Ha llegado el covid-19 y ha llegado el segundo estado de alarma, de nuevo con un presidente del PSOE en la Moncloa. Que hacen falta medidas excepcionales queda fuera de toda duda. A estas alturas de la pandemia todo el mundo ha comprendido la necesidad del confinamiento. Sin embargo, también hemos visto decisiones políticas cuestionables. Y una vez más, igual que en la crisis de controladores, aparece la adhesión entusiasta de un sector numeroso de la izquierda que no admite disidencias.

Dos semanas después del decreto del Gobierno seguimos preguntándonos por qué se ha suspendido la autoridad autonómica. Nos preguntamos por qué han dejado todos los cuerpos policiales en manos del ministro que miraba hacia otro lado mientras torturaban a ciudadanos vascos en las comisarías. Nos preguntamos a qué obedece el protagonismo de las Fuerzas Armadas en mitad de una crisis sanitaria. Por qué tenemos militares luciendo palmito en tareas civiles que ya desempeñan nuestros servidores públicos. Por qué demonios nos endosan cada mañana el parte militar de un Jemad que lleva la pechera petada de medallas, que fantasea con una guerra, que nos ve como soldados y que cree que los domingos son lunes.
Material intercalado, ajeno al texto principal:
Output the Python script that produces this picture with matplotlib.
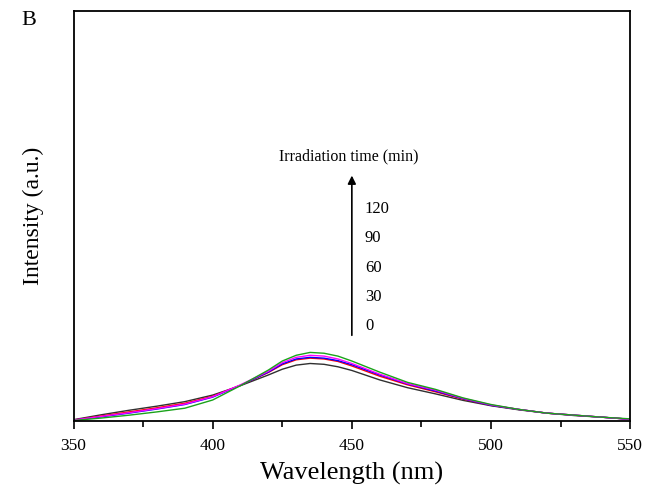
import numpy as np
import matplotlib
matplotlib.use("Agg")
import matplotlib.pyplot as plt
from matplotlib.ticker import MultipleLocator

## fluorescence spectra (arbitrary units)
wavelength = [350, 360, 370, 380, 390, 400, 410, 420, 425, 430, 435, 440, 445,
              450, 460, 470, 480, 490, 500, 510, 520, 530, 540, 550]

int_0 = [0.3, 1.5, 2.6, 3.6, 4.7, 6.3, 8.6, 11.2, 12.6, 13.6, 14.0, 13.8, 13.2,
         12.3, 10.0, 8.1, 6.6, 5.0, 3.7, 2.7, 1.9, 1.3, 0.9, 0.4]
int_30 = [0.2, 1.2, 2.2, 3.2, 4.3, 6.0, 8.7, 11.8, 13.7, 14.9, 15.3, 15.1, 14.5,
          13.4, 10.9, 8.8, 7.1, 5.3, 3.8, 2.8, 1.9, 1.4, 0.9, 0.4]
int_60 = [0.2, 1.0, 1.9, 2.9, 4.0, 5.8, 8.7, 11.9, 13.9, 15.1, 15.5, 15.3, 14.7,
          13.7, 11.2, 9.0, 7.3, 5.4, 3.8, 2.8, 1.9, 1.4, 0.9, 0.4]
int_90 = [0.2, 1.1, 2.0, 3.0, 4.1, 5.9, 8.8, 12.1, 14.2, 15.5, 16.0, 15.8, 15.1,
          14.0, 11.4, 9.1, 7.5, 5.5, 3.9, 2.8, 1.9, 1.4, 0.9, 0.4]
int_120 = [0.1, 0.7, 1.4, 2.2, 3.1, 5.1, 8.6, 12.4, 14.6, 16.0, 16.7, 16.5, 15.8,
           14.6, 11.9, 9.4, 7.7, 5.6, 4.0, 2.8, 1.9, 1.4, 0.9, 0.5]

series = [int_0, int_30, int_60, int_90, int_120]
colors = ["#303030", "#ff0000", "#0000ff", "#ff00ff", "#1aa31a"]
time_labels = ["120", "90", "60", "30", "0"]

plt.rcParams["font.family"] = ["Liberation Serif", "DejaVu Serif"]

fig = plt.figure(figsize=(6.45, 4.9), dpi=100)
ax = fig.add_axes([0.114, 0.141, 0.863, 0.837])

for vals, c in zip(series, colors):
    ax.plot(wavelength, vals, color=c, lw=1.0)

ax.set_xlim(350, 550)
ax.set_ylim(0, 100)
ax.xaxis.set_major_locator(MultipleLocator(50))
ax.xaxis.set_minor_locator(MultipleLocator(25))
ax.tick_params(axis="x", which="major", direction="out", length=6, width=1.2,
               labelsize=12.5, pad=6)
ax.tick_params(axis="x", which="minor", direction="out", length=4, width=1.2)
ax.set_yticks([])
for sp in ax.spines.values():
    sp.set_linewidth(1.3)

ax.set_xlabel("Wavelength (nm)", fontsize=19, labelpad=6)
ax.set_ylabel("Intensity (a.u.)", fontsize=17, labelpad=21)

## arrow + annotation
ax.annotate("", xy=(450, 60.5), xytext=(450, 20.2),
            arrowprops=dict(arrowstyle="-|>", color="black", lw=1.2,
                            mutation_scale=12))
ax.text(449, 64.5, "Irradiation time (min)", ha="center", va="center", fontsize=11.5)
label_y = [51.7, 44.5, 37.4, 30.3, 23.2]
for lab, yy in zip(time_labels, label_y):
    ax.text(454.7, yy, lab, ha="left", va="center", fontsize=12)

fig.text(0.045, 0.958, "B", ha="center", va="center", fontsize=16)

fig.savefig("out.png", dpi=100)
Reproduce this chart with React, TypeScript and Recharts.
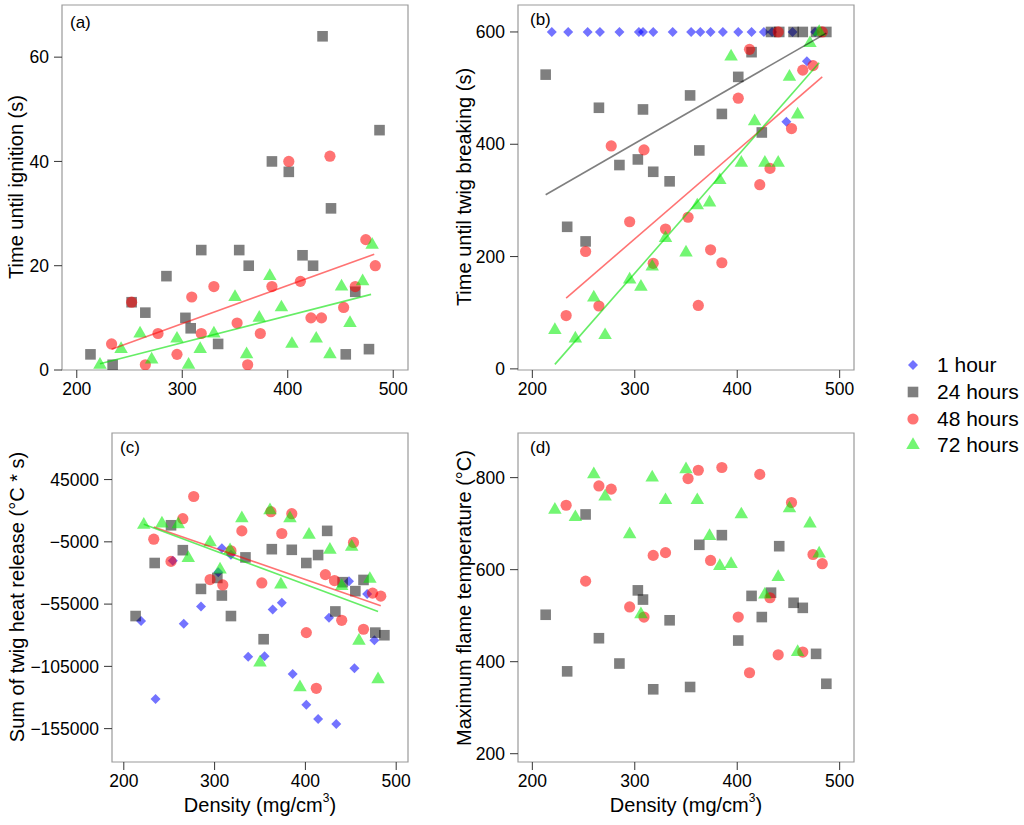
import React from 'react';
import { ScatterChart, Scatter, XAxis, YAxis, ReferenceArea } from 'recharts';

const FONT = '"Liberation Sans", Arial, Helvetica, sans-serif';

// twig density (mg/cm3) for each drying group
const density1h = [219, 235, 254, 266, 285, 304, 308, 318, 337, 355, 364, 374, 386, 401, 414, 426, 434, 448, 454, 468, 476];
const density24h = [213, 234, 252, 265, 285, 303, 308, 318, 334, 354, 363, 385, 401, 414, 424, 433, 441, 455, 464, 477, 487];
const density48h = [233, 252, 265, 277, 295, 309, 318, 330, 352, 362, 374, 385, 401, 412, 422, 432, 440, 453, 464, 474, 483];
const density72h = [222, 242, 260, 271, 295, 306, 317, 330, 350, 361, 373, 383, 394, 404, 417, 427, 440, 451, 459, 471, 480];

// (a) time until ignition (s)
const ignition24h = [3, 1, 13, 11, 18, 10, 8, 23, 5, 23, 20, 40, 38, 22, 20, 64, 31, 3, 15, 4, 46];
const ignition48h = [5, 13, 1, 7, 3, 14, 7, 16, 9, 1, 7, 16, 40, 17, 10, 10, 41, 12, 16, 25, 20];
const ignition72h = [1, 4, 7, 2, 6, 1, 4, 7, 14, 3, 10, 18, 12, 5, null, 6, 3, 16, 9, 17, 24];

// (b) time until twig breaking (s)
const breaking1h = [600, 600, 600, 600, 600, 600, 600, 600, 600, 600, 600, 600, 600, 600, 600, 600, 600, 440, 600, 548, 600];
const breaking24h = [524, 253, 227, 465, 363, 373, 462, 351, 334, 487, 389, 454, 520, 564, 421, 600, 600, 600, 600, 600, 600];
const breaking48h = [95, 209, 112, 397, 262, 390, 188, 249, 270, 113, 212, 189, 482, 569, 328, 357, 600, 428, 532, 540, 600];
const breaking72h = [69, 54, 127, 60, 159, 146, 182, 233, 207, 291, 296, 336, 556, 367, 441, 367, 367, 520, 453, 580, 600];

// (c) sum of twig heat release (°C * s)
const heat1h = [-68600, -131300, -20200, -70700, -56900, -29500, -10100, -15400, -97300, -96800, -59300, -53900, -111100, -135900, -147300, -65900, -151300, -36700, -106600, -46800, -84000];
const heat24h = [-64600, -22000, 8300, -11700, -42800, -34000, -48100, -64600, -17500, -83200, -10900, -11400, -22000, -15600, 3800, -60900, -37400, -44600, -35600, -77900, -80000];
const heat48h = [-2900, -20700, 13600, 31400, -35300, -39600, -12200, 3800, -38000, 19200, 1700, 17600, -77900, -122600, -31300, -36100, -68000, -5500, -75200, -46200, -48600];
const heat72h = [8600, 9600, 9100, -18000, -5500, -27300, -11700, 13900, -102000, 20300, -39300, 13900, -121800, 600, null, -11400, -40600, -9000, -84500, -34800, -115400];

// (d) maximum flame temperature (°C)
const flame24h = [502, 379, 720, 451, 396, 555, 535, 340, 490, 345, 654, 675, 446, 543, 497, 550, 651, 528, 517, 417, 352];
const flame48h = [740, 575, 782, 775, 519, 497, 631, 637, 798, 816, 620, 822, 497, 376, 807, 539, 415, 746, 421, 633, 613];
const flame72h = [730, 714, 807, 759, 677, 503, 800, 751, 818, 751, 673, 608, 612, 720, null, 546, 584, 733, 421, 700, 635];

// fitted lines as drawn in the figure: [density, value] at both ends
const fitIgnition48h = [[233, 4.0], [482, 22.2]];
const fitIgnition72h = [[222, 1.2], [479, 14.5]];
const fitBreaking24h = [[213, 310], [487, 598]];
const fitBreaking48h = [[233, 126], [483, 520]];
const fitBreaking72h = [[222, 8], [480, 545]];
const fitHeat48h = [[233, 7000], [483, -56300]];
const fitHeat72h = [[222, 9100], [480, -61000]];

const densityTicks = [200, 300, 400, 500];
const ignitionTicks = [0, 20, 40, 60];
const breakingTicks = [0, 200, 400, 600];
const heatTicks = [-155000, -105000, -55000, -5000, 45000];
const flameTicks = [200, 400, 600, 800];

type Kind = 'diamond' | 'square' | 'circle' | 'triangle';

const GROUPS: Record<string, { label: string; kind: Kind; color: string; line: string }> = {
  h1: { label: '1 hour', kind: 'diamond', color: 'rgba(0,0,255,0.55)', line: 'rgba(0,0,255,0.55)' },
  h24: { label: '24 hours', kind: 'square', color: 'rgba(0,0,0,0.5)', line: 'rgba(0,0,0,0.5)' },
  h48: { label: '48 hours', kind: 'circle', color: 'rgba(255,0,0,0.55)', line: 'rgba(255,0,0,0.55)' },
  h72: { label: '72 hours', kind: 'triangle', color: 'rgba(0,238,0,0.55)', line: 'rgba(0,225,0,0.6)' },
};

const toPoints = (xs: number[], ys: (number | null)[]) =>
  xs.map((x, i) => ({ x, y: ys[i] })).filter((p) => p.y != null);

const fitPoints = (f: number[][]) => f.map(([x, y]) => ({ x, y }));

const Marker = ({ cx, cy, kind, color }: { cx?: number; cy?: number; kind: Kind; color: string }) => {
  if (cx == null || cy == null) return <g />;
  if (kind === 'diamond') {
    const r = 5;
    return <path d={`M${cx},${cy - r}L${cx + r},${cy}L${cx},${cy + r}L${cx - r},${cy}Z`} fill={color} />;
  }
  if (kind === 'square') {
    const h = 5.3;
    return <rect x={cx - h} y={cy - h} width={2 * h} height={2 * h} fill={color} />;
  }
  if (kind === 'circle') return <circle cx={cx} cy={cy} r={5.6} fill={color} />;
  const r = 7.8;
  return (
    <path
      d={`M${cx},${cy - r}L${cx + r * 0.866},${cy + r / 2}L${cx - r * 0.866},${cy + r / 2}Z`}
      fill={color}
    />
  );
};

const fmt = (v: number) => (v < 0 ? '\u2212' + Math.abs(v) : String(v));

const tickStyle = { fill: '#000', fontSize: 17.5, fontFamily: FONT };

interface PanelProps {
  left: number;
  top: number;
  width: number;
  height: number;
  margin: { top: number; right: number; bottom: number; left: number };
  yWidth: number;
  xHeight: number;
  xDomain: [number, number];
  yDomain: [number, number];
  yTicks: number[];
  series: { group: string; xs: number[]; ys: (number | null)[] }[];
  fits: { group: string; line: number[][] }[];
}

const Panel = ({ left, top, width, height, margin, yWidth, xHeight, xDomain, yDomain, yTicks, series, fits }: PanelProps) => (
  <div style={{ position: 'absolute', left, top }}>
    <ScatterChart width={width} height={height} margin={margin}>
      <XAxis
        type="number"
        dataKey="x"
        domain={xDomain}
        ticks={densityTicks}
        interval={0}
        allowDataOverflow
        height={xHeight}
        tickSize={8}
        tickMargin={5}
        axisLine={false}
        tickLine={{ stroke: '#333' }}
        tick={tickStyle}
      />
      <YAxis
        type="number"
        dataKey="y"
        domain={yDomain}
        ticks={yTicks}
        interval={0}
        allowDataOverflow
        width={yWidth}
        tickSize={8}
        tickMargin={5}
        axisLine={false}
        tickLine={{ stroke: '#333' }}
        tick={tickStyle}
        tickFormatter={fmt}
      />
      <ReferenceArea
        x1={xDomain[0]}
        x2={xDomain[1]}
        y1={yDomain[0]}
        y2={yDomain[1]}
        fill="none"
        fillOpacity={0}
        stroke="#9a9a9a"
        strokeWidth={1.2}
        ifOverflow="visible"
      />
      {series.map((s) => {
        const g = GROUPS[s.group];
        return (
          <Scatter
            key={s.group}
            data={toPoints(s.xs, s.ys)}
            fill={g.color}
            isAnimationActive={false}
            shape={(p: any) => <Marker cx={p.cx} cy={p.cy} kind={g.kind} color={g.color} />}
          />
        );
      })}
      {fits.map((f) => {
        const g = GROUPS[f.group];
        return (
          <Scatter
            key={'fit' + f.group}
            data={fitPoints(f.line)}
            fill={g.line}
            line={{ stroke: g.line, strokeWidth: 1.6 }}
            isAnimationActive={false}
            shape={() => <g />}
          />
        );
      })}
    </ScatterChart>
  </div>
);

const YTitle = ({ x, y, children }: { x: number; y: number; children: React.ReactNode }) => (
  <div
    style={{
      position: 'absolute',
      left: x,
      top: y,
      transform: 'translate(-50%, -50%) rotate(-90deg)',
      whiteSpace: 'nowrap',
      fontSize: 20,
      lineHeight: '22px',
      fontFamily: FONT,
      color: '#000',
    }}
  >
    {children}
  </div>
);

const XTitle = ({ x, y }: { x: number; y: number }) => (
  <div
    style={{
      position: 'absolute',
      left: x,
      top: y,
      transform: 'translate(-50%, -50%)',
      whiteSpace: 'nowrap',
      fontSize: 20,
      lineHeight: '22px',
      fontFamily: FONT,
      color: '#000',
    }}
  >
    Density (mg/cm<span style={{ fontSize: 12, position: 'relative', top: -10 }}>3</span>)
  </div>
);

const Tag = ({ x, y, text }: { x: number; y: number; text: string }) => (
  <div
    style={{
      position: 'absolute',
      left: x,
      top: y,
      transform: 'translateY(-50%)',
      fontSize: 17,
      lineHeight: '19px',
      fontFamily: FONT,
      color: '#000',
    }}
  >
    {text}
  </div>
);

const legendRows = ['h1', 'h24', 'h48', 'h72'];

export default function App() {
  return (
    <div
      style={{
        position: 'absolute',
        left: 0,
        top: 0,
        width: 1024,
        height: 825,
        background: '#fff',
        fontFamily: FONT,
      }}
    >
      <Panel
        left={0}
        top={0}
        width={420}
        height={410}
        margin={{ top: 5, right: 12, bottom: 0, left: 0 }}
        yWidth={62}
        xHeight={40}
        xDomain={[186, 514]}
        yDomain={[0, 70]}
        yTicks={ignitionTicks}
        series={[
          { group: 'h24', xs: density24h, ys: ignition24h },
          { group: 'h48', xs: density48h, ys: ignition48h },
          { group: 'h72', xs: density72h, ys: ignition72h },
        ]}
        fits={[
          { group: 'h48', line: fitIgnition48h },
          { group: 'h72', line: fitIgnition72h },
        ]}
      />
      <Panel
        left={420}
        top={0}
        width={440}
        height={410}
        margin={{ top: 5, right: 6, bottom: 0, left: 0 }}
        yWidth={98}
        xHeight={40}
        xDomain={[186, 514]}
        yDomain={[-2, 648]}
        yTicks={breakingTicks}
        series={[
          { group: 'h1', xs: density1h, ys: breaking1h },
          { group: 'h24', xs: density24h, ys: breaking24h },
          { group: 'h48', xs: density48h, ys: breaking48h },
          { group: 'h72', xs: density72h, ys: breaking72h },
        ]}
        fits={[
          { group: 'h24', line: fitBreaking24h },
          { group: 'h48', line: fitBreaking48h },
          { group: 'h72', line: fitBreaking72h },
        ]}
      />
      <Panel
        left={0}
        top={420}
        width={420}
        height={405}
        margin={{ top: 13, right: 12, bottom: 0, left: 0 }}
        yWidth={112}
        xHeight={63}
        xDomain={[187, 513]}
        yDomain={[-181800, 82400]}
        yTicks={heatTicks}
        series={[
          { group: 'h1', xs: density1h, ys: heat1h },
          { group: 'h24', xs: density24h, ys: heat24h },
          { group: 'h48', xs: density48h, ys: heat48h },
          { group: 'h72', xs: density72h, ys: heat72h },
        ]}
        fits={[
          { group: 'h48', line: fitHeat48h },
          { group: 'h72', line: fitHeat72h },
        ]}
      />
      <Panel
        left={420}
        top={420}
        width={440}
        height={405}
        margin={{ top: 13, right: 6, bottom: 0, left: 0 }}
        yWidth={98}
        xHeight={63}
        xDomain={[186, 514]}
        yDomain={[182, 897]}
        yTicks={flameTicks}
        series={[
          { group: 'h24', xs: density24h, ys: flame24h },
          { group: 'h48', xs: density48h, ys: flame48h },
          { group: 'h72', xs: density72h, ys: flame72h },
        ]}
        fits={[]}
      />

      <YTitle x={16} y={187}>Time until ignition (s)</YTitle>
      <YTitle x={464} y={187}>Time until twig breaking (s)</YTitle>
      <YTitle x={17} y={597}>Sum of twig heat release (°C * s)</YTitle>
      <YTitle x={464} y={598}>Maximum flame temperature (°C)</YTitle>
      <XTitle x={260} y={806} />
      <XTitle x={686} y={806} />

      <Tag x={70} y={22} text="(a)" />
      <Tag x={530} y={18.5} text="(b)" />
      <Tag x={120} y={447} text="(c)" />
      <Tag x={530} y={447} text="(d)" />

      <div style={{ position: 'absolute', left: 902, top: 352 }}>
        {legendRows.map((k) => {
          const g = GROUPS[k];
          return (
            <div key={k} style={{ display: 'flex', alignItems: 'center', height: 26.7 }}>
              <svg width={22} height={22}>
                <Marker cx={11} cy={11} kind={g.kind} color={g.color} />
              </svg>
              <span style={{ marginLeft: 13, fontSize: 21, color: '#000', whiteSpace: 'nowrap' }}>{g.label}</span>
            </div>
          );
        })}
      </div>
    </div>
  );
}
Nos gustaría saber por qué no se han confinado los focos de contagio como se ha hecho en China. Por qué no se han paralizado los sectores económicos no esenciales como se ha hecho en Italia. Qué sentido tiene permanecer encerrados en nuestros hogares durante el fin de semana si el lunes por la mañana los autobuses y los pabellones industriales se llenan de trabajadores hacinados y condenados al contagio. Y sobre todo, nos preguntamos por qué es imposible formular estas dudas sin que arrecie un chaparrón indignado y un dedo acusador. Que si no es momento de críticas. Que si la unidad de todos los españoles.

Cuando se impone el shock colectivo, gobierna el miedo y renunciamos a nuestros derechos más elementales. Salimos al balcón a delatar al vecino. Jaleamos los abusos policiales. Y la clase dirigente aprovecha el desconcierto para colarnos su medicina. Las privatizaciones y los recortes durante la crisis de los controladores. Los mangoneos sauditas de los borbones durante la crisis del coronavirus. Todo ello aderezado con uniformes de camuflaje y un indiscutible fervor patriótico. Viva Felipe VI, primer soldado de España, que diría el Jemad. Curioso estado de alarma donde nos alarma un virus y nos alarma también el Estado.